A Disappointing End To A Wasted Trilogy
Godzilla is one of those enigmas that never fails to draw a crowd. After countless sequels, reboots and media appearances, Netflix’s anime trilogy featuring this iconic behemoth has been one of the biggest missed opportunities in recent memory. Despite some decent art work and an impressive voice cast, both films prior to this have failed to really capture the excitement and awe needed to really bring the best out of a Godzilla story. After building up to a climactic fight over the past two films, The Planet Eater squanders its potential with a disappointing and largely lacklustre finale.
The story picks up right where the last film left off, with the humans, aliens and Godzilla itself all reaching the climactic peak of this trilogy, prepping for the final fight.
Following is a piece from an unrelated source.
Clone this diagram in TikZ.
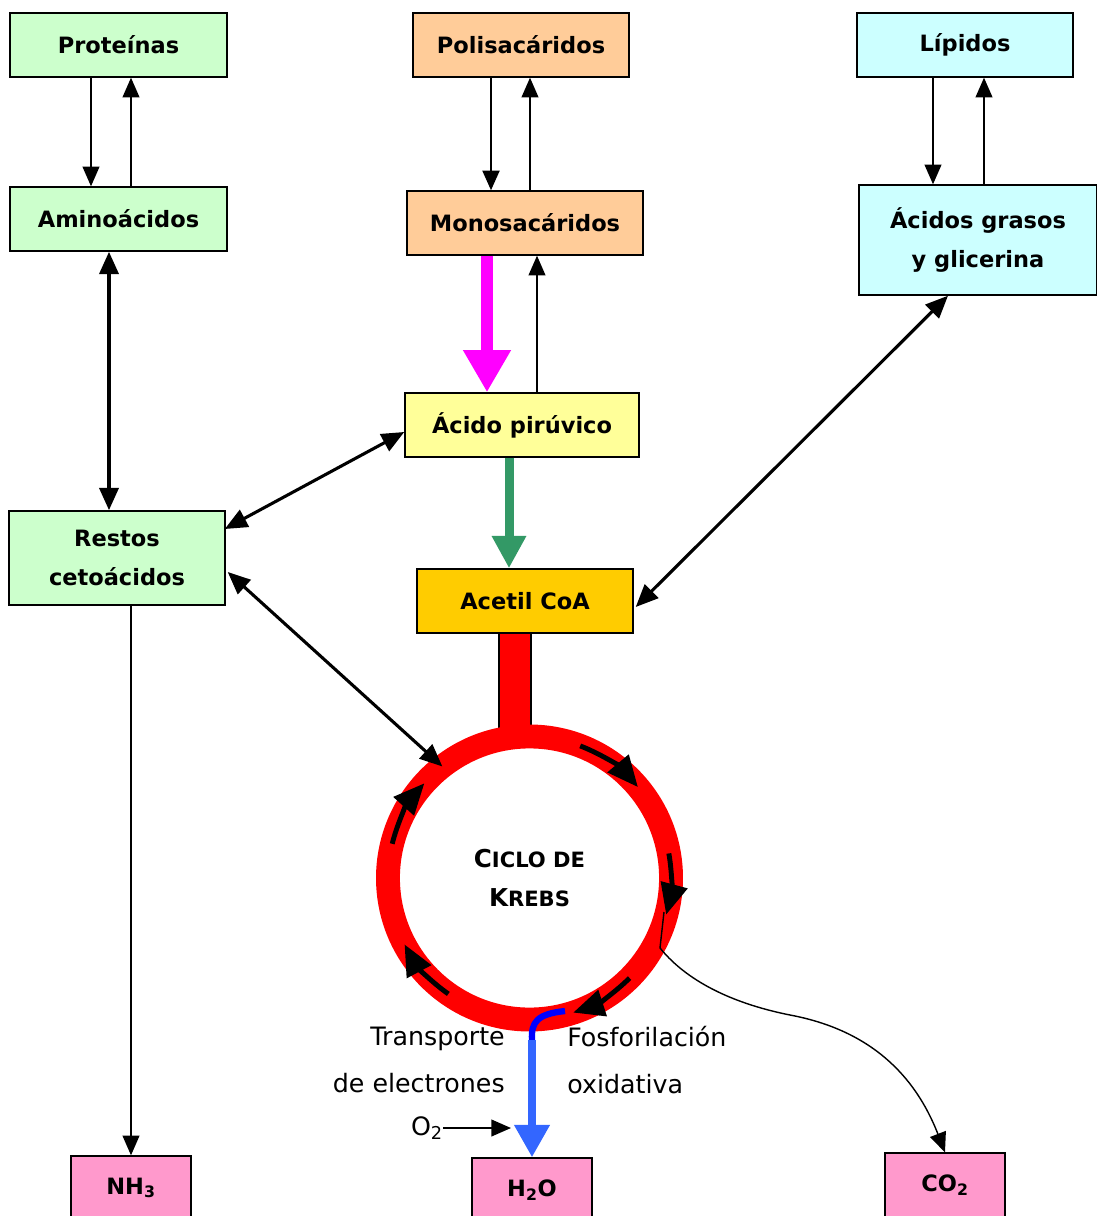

Most of the conflict this time around comes from Haruo and Metphies as they discuss their future while a large scale fight rages between Godzilla and King Ghidorah, a reality-bending monster. All of this drama then culminates in a final fight for humanity’s future followed by a somewhat anticlimactic finish as Godzilla is left standing and Haruo’s journey brought to an end.
Instead of devolving into a more action-packed finale one may expect here, the film instead sticks to the same rigid format we’ve seen in the past two films while injecting thought provoking questions into the plot around life and death, religion and alternate realities. While the story itself is interesting, especially with the way it explores these themes, the lack of resolution around Godzilla’s fate ultimately leaves a bad taste in the mouth. After 4 hours with these characters, it all feels very underwhelming and disappointing given the lack of closure we receive. This more thoughtful representation of Godzilla’s lore ultimately fails to capture the spirit of Godzilla, whereas perhaps a more action-orientated monster flick may have been a better option.
Having said all that, the film is still beautifully presented. The combination of CGI and hand-drawn animation is really impressive and if there’s one stand out part of this trilogy, it’s this. The characters are animated well and the lip syncing is excellent, really helping to emphasise the voice acting which is again, very good here.
Despite its flaws, fans of Godzilla are likely to see the 32nd appearance of this giant monster regardless of critic scores and reviews. It’s such a shame then that this trilogy bows out with a whimper rather than a roar, squandering any early promise with a formulaic, rigid story. Although the film does have a few good moments and the battle between Godzilla and Ghidorah certainly a highlight, it all feels disappointingly short. Most of Planet Eater revolves around the thought provoking themes running through the film and while this would be fine for a stand alone picture, as a hopeful finale to a trilogy, Planet Eater is a disappointing end to this anime.